### Given material
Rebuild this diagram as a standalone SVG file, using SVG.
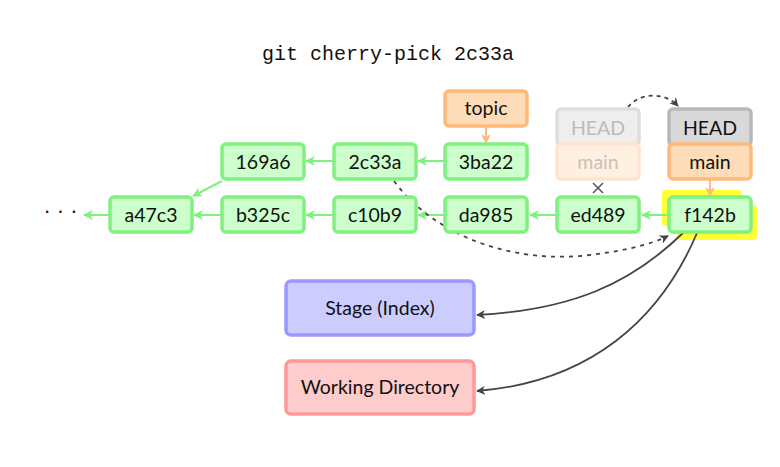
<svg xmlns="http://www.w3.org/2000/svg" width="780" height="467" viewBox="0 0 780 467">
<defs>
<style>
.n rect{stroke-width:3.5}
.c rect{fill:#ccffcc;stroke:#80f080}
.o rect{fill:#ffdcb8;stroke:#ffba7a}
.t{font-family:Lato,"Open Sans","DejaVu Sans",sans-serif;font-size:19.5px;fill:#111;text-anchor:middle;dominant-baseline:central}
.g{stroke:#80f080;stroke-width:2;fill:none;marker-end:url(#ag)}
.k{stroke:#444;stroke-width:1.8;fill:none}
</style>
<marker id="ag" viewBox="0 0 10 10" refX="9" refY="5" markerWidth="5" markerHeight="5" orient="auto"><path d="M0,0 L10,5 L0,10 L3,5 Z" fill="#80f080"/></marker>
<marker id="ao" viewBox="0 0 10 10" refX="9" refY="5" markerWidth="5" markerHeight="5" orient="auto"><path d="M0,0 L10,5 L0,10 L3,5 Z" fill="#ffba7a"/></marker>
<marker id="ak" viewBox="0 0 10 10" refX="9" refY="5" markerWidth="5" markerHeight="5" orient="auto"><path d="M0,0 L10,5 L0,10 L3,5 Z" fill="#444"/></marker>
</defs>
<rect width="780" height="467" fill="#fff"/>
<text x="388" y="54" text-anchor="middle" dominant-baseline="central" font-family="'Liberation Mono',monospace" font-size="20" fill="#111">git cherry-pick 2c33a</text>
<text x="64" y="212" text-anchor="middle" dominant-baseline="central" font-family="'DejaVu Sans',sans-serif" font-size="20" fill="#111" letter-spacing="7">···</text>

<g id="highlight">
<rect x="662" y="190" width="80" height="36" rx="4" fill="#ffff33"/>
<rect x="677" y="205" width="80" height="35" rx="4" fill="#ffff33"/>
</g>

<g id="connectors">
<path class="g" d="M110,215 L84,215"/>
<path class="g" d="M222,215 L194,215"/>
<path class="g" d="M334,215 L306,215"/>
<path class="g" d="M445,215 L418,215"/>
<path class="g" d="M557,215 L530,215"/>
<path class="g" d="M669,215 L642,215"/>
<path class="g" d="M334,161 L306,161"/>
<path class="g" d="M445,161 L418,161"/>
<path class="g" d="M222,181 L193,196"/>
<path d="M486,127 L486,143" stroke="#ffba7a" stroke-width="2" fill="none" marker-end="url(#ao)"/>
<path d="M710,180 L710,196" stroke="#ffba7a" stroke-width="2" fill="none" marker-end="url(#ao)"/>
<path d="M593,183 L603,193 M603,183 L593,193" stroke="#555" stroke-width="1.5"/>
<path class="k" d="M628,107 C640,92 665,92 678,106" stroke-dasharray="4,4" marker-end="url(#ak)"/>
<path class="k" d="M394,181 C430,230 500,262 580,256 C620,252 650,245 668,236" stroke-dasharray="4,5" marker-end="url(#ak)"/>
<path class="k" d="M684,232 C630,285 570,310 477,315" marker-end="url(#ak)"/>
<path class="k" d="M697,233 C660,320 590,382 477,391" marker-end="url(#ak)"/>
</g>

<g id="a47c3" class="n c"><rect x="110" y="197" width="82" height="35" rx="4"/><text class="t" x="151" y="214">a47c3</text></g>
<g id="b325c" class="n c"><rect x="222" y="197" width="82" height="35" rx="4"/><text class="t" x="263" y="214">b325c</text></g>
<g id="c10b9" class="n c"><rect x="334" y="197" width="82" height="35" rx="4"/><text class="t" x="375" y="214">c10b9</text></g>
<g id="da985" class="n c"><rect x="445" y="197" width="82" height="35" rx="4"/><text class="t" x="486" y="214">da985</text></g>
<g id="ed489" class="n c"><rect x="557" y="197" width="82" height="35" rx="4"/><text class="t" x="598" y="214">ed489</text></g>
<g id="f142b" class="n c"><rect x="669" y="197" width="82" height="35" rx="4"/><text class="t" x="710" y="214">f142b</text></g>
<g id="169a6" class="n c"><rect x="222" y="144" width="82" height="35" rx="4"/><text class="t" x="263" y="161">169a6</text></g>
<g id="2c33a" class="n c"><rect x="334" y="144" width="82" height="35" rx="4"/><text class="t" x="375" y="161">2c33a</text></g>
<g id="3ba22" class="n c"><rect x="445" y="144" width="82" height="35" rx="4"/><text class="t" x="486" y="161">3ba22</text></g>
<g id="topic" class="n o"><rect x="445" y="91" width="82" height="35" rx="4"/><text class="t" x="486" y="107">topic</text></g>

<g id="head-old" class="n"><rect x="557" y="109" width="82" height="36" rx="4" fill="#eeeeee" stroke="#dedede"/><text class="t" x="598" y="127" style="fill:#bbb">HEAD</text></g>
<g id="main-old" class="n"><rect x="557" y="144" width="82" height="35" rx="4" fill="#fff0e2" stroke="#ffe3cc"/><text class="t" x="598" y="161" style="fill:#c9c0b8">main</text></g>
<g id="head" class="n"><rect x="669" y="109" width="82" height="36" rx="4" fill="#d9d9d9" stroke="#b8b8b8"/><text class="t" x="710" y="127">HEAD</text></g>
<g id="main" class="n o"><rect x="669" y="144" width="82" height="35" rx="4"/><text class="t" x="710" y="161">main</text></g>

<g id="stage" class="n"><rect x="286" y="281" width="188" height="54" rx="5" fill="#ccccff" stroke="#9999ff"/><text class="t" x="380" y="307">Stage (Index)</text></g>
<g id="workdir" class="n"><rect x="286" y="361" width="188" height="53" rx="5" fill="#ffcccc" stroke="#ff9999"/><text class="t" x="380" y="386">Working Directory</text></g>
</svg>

### The problem
Copy out all the data without changing anything, and drop the pictures.

### Final result
Rebuild this diagram as a standalone SVG file, using SVG.
<svg xmlns="http://www.w3.org/2000/svg" width="780" height="467" viewBox="0 0 780 467">
<defs>
<style>
.n rect{stroke-width:3.5}
.c rect{fill:#ccffcc;stroke:#80f080}
.o rect{fill:#ffdcb8;stroke:#ffba7a}
.t{font-family:Lato,"Open Sans","DejaVu Sans",sans-serif;font-size:19.5px;fill:#111;text-anchor:middle;dominant-baseline:central}
.g{stroke:#80f080;stroke-width:2;fill:none;marker-end:url(#ag)}
.k{stroke:#444;stroke-width:1.8;fill:none}
</style>
<marker id="ag" viewBox="0 0 10 10" refX="9" refY="5" markerWidth="5" markerHeight="5" orient="auto"><path d="M0,0 L10,5 L0,10 L3,5 Z" fill="#80f080"/></marker>
<marker id="ao" viewBox="0 0 10 10" refX="9" refY="5" markerWidth="5" markerHeight="5" orient="auto"><path d="M0,0 L10,5 L0,10 L3,5 Z" fill="#ffba7a"/></marker>
<marker id="ak" viewBox="0 0 10 10" refX="9" refY="5" markerWidth="5" markerHeight="5" orient="auto"><path d="M0,0 L10,5 L0,10 L3,5 Z" fill="#444"/></marker>
</defs>
<rect width="780" height="467" fill="#fff"/>
<text x="388" y="54" text-anchor="middle" dominant-baseline="central" font-family="'Liberation Mono',monospace" font-size="20" fill="#111">git cherry-pick 2c33a</text>
<text x="64" y="212" text-anchor="middle" dominant-baseline="central" font-family="'DejaVu Sans',sans-serif" font-size="20" fill="#111" letter-spacing="7">···</text>

<g id="highlight">
<rect x="662" y="190" width="80" height="36" rx="4" fill="#ffff33"/>
<rect x="677" y="205" width="80" height="35" rx="4" fill="#ffff33"/>
</g>

<g id="connectors">
<path class="g" d="M110,215 L84,215"/>
<path class="g" d="M222,215 L194,215"/>
<path class="g" d="M334,215 L306,215"/>
<path class="g" d="M445,215 L418,215"/>
<path class="g" d="M557,215 L530,215"/>
<path class="g" d="M669,215 L642,215"/>
<path class="g" d="M334,161 L306,161"/>
<path class="g" d="M445,161 L418,161"/>
<path class="g" d="M222,181 L193,196"/>
<path d="M486,127 L486,143" stroke="#ffba7a" stroke-width="2" fill="none" marker-end="url(#ao)"/>
<path d="M710,180 L710,196" stroke="#ffba7a" stroke-width="2" fill="none" marker-end="url(#ao)"/>
<path d="M593,183 L603,193 M603,183 L593,193" stroke="#555" stroke-width="1.5"/>
<path class="k" d="M628,107 C640,92 665,92 678,106" stroke-dasharray="4,4" marker-end="url(#ak)"/>
<path class="k" d="M394,181 C430,230 500,262 580,256 C620,252 650,245 668,236" stroke-dasharray="4,5" marker-end="url(#ak)"/>
<path class="k" d="M684,232 C630,285 570,310 477,315" marker-end="url(#ak)"/>
<path class="k" d="M697,233 C660,320 590,382 477,391" marker-end="url(#ak)"/>
</g>

<g id="a47c3" class="n c"><rect x="110" y="197" width="82" height="35" rx="4"/><text class="t" x="151" y="214">a47c3</text></g>
<g id="b325c" class="n c"><rect x="222" y="197" width="82" height="35" rx="4"/><text class="t" x="263" y="214">b325c</text></g>
<g id="c10b9" class="n c"><rect x="334" y="197" width="82" height="35" rx="4"/><text class="t" x="375" y="214">c10b9</text></g>
<g id="da985" class="n c"><rect x="445" y="197" width="82" height="35" rx="4"/><text class="t" x="486" y="214">da985</text></g>
<g id="ed489" class="n c"><rect x="557" y="197" width="82" height="35" rx="4"/><text class="t" x="598" y="214">ed489</text></g>
<g id="f142b" class="n c"><rect x="669" y="197" width="82" height="35" rx="4"/><text class="t" x="710" y="214">f142b</text></g>
<g id="169a6" class="n c"><rect x="222" y="144" width="82" height="35" rx="4"/><text class="t" x="263" y="161">169a6</text></g>
<g id="2c33a" class="n c"><rect x="334" y="144" width="82" height="35" rx="4"/><text class="t" x="375" y="161">2c33a</text></g>
<g id="3ba22" class="n c"><rect x="445" y="144" width="82" height="35" rx="4"/><text class="t" x="486" y="161">3ba22</text></g>
<g id="topic" class="n o"><rect x="445" y="91" width="82" height="35" rx="4"/><text class="t" x="486" y="107">topic</text></g>

<g id="head-old" class="n"><rect x="557" y="109" width="82" height="36" rx="4" fill="#eeeeee" stroke="#dedede"/><text class="t" x="598" y="127" style="fill:#bbb">HEAD</text></g>
<g id="main-old" class="n"><rect x="557" y="144" width="82" height="35" rx="4" fill="#fff0e2" stroke="#ffe3cc"/><text class="t" x="598" y="161" style="fill:#c9c0b8">main</text></g>
<g id="head" class="n"><rect x="669" y="109" width="82" height="36" rx="4" fill="#d9d9d9" stroke="#b8b8b8"/><text class="t" x="710" y="127">HEAD</text></g>
<g id="main" class="n o"><rect x="669" y="144" width="82" height="35" rx="4"/><text class="t" x="710" y="161">main</text></g>

<g id="stage" class="n"><rect x="286" y="281" width="188" height="54" rx="5" fill="#ccccff" stroke="#9999ff"/><text class="t" x="380" y="307">Stage (Index)</text></g>
<g id="workdir" class="n"><rect x="286" y="361" width="188" height="53" rx="5" fill="#ffcccc" stroke="#ff9999"/><text class="t" x="380" y="386">Working Directory</text></g>
</svg>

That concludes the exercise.